> Record list
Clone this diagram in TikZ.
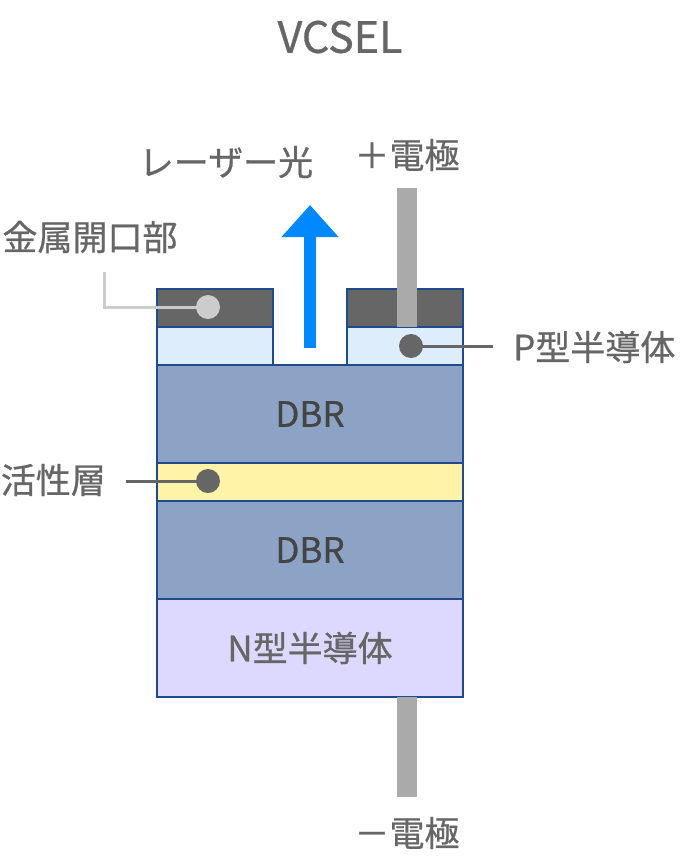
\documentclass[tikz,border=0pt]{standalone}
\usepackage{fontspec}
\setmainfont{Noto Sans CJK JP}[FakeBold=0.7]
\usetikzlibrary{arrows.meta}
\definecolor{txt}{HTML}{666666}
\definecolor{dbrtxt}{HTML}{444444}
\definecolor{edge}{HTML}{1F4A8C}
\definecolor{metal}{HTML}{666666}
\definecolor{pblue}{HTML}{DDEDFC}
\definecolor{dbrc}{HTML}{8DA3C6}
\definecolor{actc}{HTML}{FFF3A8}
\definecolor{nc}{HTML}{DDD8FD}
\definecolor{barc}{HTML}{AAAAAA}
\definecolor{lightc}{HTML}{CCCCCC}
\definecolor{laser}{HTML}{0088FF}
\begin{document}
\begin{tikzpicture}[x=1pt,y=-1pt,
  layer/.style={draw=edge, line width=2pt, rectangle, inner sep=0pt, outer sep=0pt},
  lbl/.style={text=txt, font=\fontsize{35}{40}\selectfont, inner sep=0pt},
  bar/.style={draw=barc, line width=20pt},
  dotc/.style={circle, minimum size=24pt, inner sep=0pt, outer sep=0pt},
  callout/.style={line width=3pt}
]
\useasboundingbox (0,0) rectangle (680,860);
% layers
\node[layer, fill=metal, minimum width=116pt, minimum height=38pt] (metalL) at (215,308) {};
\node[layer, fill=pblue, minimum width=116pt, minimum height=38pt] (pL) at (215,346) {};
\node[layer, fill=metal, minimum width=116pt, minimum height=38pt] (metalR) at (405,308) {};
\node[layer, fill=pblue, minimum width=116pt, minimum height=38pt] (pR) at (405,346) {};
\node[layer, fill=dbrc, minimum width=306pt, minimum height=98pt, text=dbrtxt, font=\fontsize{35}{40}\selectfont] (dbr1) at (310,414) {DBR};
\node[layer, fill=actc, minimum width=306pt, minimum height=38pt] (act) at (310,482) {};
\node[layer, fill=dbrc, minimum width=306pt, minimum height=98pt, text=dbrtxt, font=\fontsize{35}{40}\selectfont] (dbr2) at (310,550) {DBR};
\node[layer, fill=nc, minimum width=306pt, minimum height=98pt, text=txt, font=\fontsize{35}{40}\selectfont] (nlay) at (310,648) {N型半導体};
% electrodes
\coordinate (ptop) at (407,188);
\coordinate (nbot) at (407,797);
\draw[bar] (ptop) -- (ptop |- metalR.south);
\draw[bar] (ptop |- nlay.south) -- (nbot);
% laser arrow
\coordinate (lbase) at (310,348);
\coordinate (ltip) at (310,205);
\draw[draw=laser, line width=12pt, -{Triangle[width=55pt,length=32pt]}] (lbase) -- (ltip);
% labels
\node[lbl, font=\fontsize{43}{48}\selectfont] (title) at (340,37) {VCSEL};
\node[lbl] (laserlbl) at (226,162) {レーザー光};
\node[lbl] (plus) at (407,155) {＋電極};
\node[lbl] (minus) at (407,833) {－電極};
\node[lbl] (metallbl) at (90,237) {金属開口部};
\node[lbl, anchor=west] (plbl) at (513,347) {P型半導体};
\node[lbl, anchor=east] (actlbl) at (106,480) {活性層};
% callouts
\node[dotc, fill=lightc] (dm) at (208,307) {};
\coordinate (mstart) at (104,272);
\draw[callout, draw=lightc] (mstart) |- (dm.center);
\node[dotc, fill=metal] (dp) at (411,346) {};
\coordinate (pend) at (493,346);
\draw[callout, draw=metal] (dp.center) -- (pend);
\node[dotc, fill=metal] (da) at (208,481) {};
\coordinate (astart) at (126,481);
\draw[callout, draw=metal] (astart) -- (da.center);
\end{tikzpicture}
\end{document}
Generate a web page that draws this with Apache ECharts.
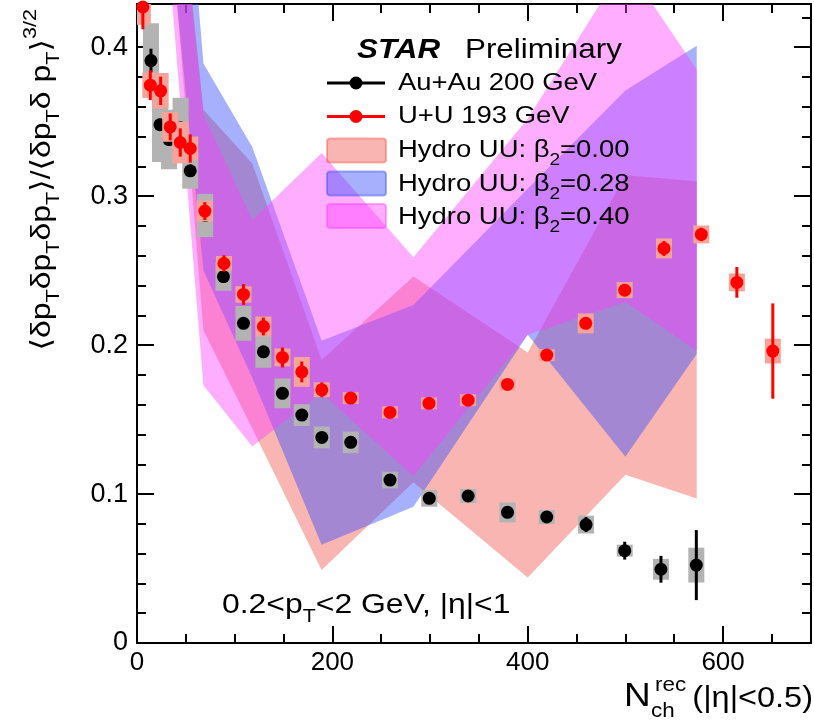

> Given exercise
Extract all the entries word for word; omit any pictures.

> Exercise output
Clone this diagram in TikZ.
\documentclass[tikz,border=0pt]{standalone}
\usepackage{fontspec}
\setmainfont{Noto Sans CJK JP}[FakeBold=0.7]
\usetikzlibrary{arrows.meta}
\definecolor{txt}{HTML}{666666}
\definecolor{dbrtxt}{HTML}{444444}
\definecolor{edge}{HTML}{1F4A8C}
\definecolor{metal}{HTML}{666666}
\definecolor{pblue}{HTML}{DDEDFC}
\definecolor{dbrc}{HTML}{8DA3C6}
\definecolor{actc}{HTML}{FFF3A8}
\definecolor{nc}{HTML}{DDD8FD}
\definecolor{barc}{HTML}{AAAAAA}
\definecolor{lightc}{HTML}{CCCCCC}
\definecolor{laser}{HTML}{0088FF}
\begin{document}
\begin{tikzpicture}[x=1pt,y=-1pt,
  layer/.style={draw=edge, line width=2pt, rectangle, inner sep=0pt, outer sep=0pt},
  lbl/.style={text=txt, font=\fontsize{35}{40}\selectfont, inner sep=0pt},
  bar/.style={draw=barc, line width=20pt},
  dotc/.style={circle, minimum size=24pt, inner sep=0pt, outer sep=0pt},
  callout/.style={line width=3pt}
]
\useasboundingbox (0,0) rectangle (680,860);
% layers
\node[layer, fill=metal, minimum width=116pt, minimum height=38pt] (metalL) at (215,308) {};
\node[layer, fill=pblue, minimum width=116pt, minimum height=38pt] (pL) at (215,346) {};
\node[layer, fill=metal, minimum width=116pt, minimum height=38pt] (metalR) at (405,308) {};
\node[layer, fill=pblue, minimum width=116pt, minimum height=38pt] (pR) at (405,346) {};
\node[layer, fill=dbrc, minimum width=306pt, minimum height=98pt, text=dbrtxt, font=\fontsize{35}{40}\selectfont] (dbr1) at (310,414) {DBR};
\node[layer, fill=actc, minimum width=306pt, minimum height=38pt] (act) at (310,482) {};
\node[layer, fill=dbrc, minimum width=306pt, minimum height=98pt, text=dbrtxt, font=\fontsize{35}{40}\selectfont] (dbr2) at (310,550) {DBR};
\node[layer, fill=nc, minimum width=306pt, minimum height=98pt, text=txt, font=\fontsize{35}{40}\selectfont] (nlay) at (310,648) {N型半導体};
% electrodes
\coordinate (ptop) at (407,188);
\coordinate (nbot) at (407,797);
\draw[bar] (ptop) -- (ptop |- metalR.south);
\draw[bar] (ptop |- nlay.south) -- (nbot);
% laser arrow
\coordinate (lbase) at (310,348);
\coordinate (ltip) at (310,205);
\draw[draw=laser, line width=12pt, -{Triangle[width=55pt,length=32pt]}] (lbase) -- (ltip);
% labels
\node[lbl, font=\fontsize{43}{48}\selectfont] (title) at (340,37) {VCSEL};
\node[lbl] (laserlbl) at (226,162) {レーザー光};
\node[lbl] (plus) at (407,155) {＋電極};
\node[lbl] (minus) at (407,833) {－電極};
\node[lbl] (metallbl) at (90,237) {金属開口部};
\node[lbl, anchor=west] (plbl) at (513,347) {P型半導体};
\node[lbl, anchor=east] (actlbl) at (106,480) {活性層};
% callouts
\node[dotc, fill=lightc] (dm) at (208,307) {};
\coordinate (mstart) at (104,272);
\draw[callout, draw=lightc] (mstart) |- (dm.center);
\node[dotc, fill=metal] (dp) at (411,346) {};
\coordinate (pend) at (493,346);
\draw[callout, draw=metal] (dp.center) -- (pend);
\node[dotc, fill=metal] (da) at (208,481) {};
\coordinate (astart) at (126,481);
\draw[callout, draw=metal] (astart) -- (da.center);
\end{tikzpicture}
\end{document}
Generate a web page that draws this with Apache ECharts.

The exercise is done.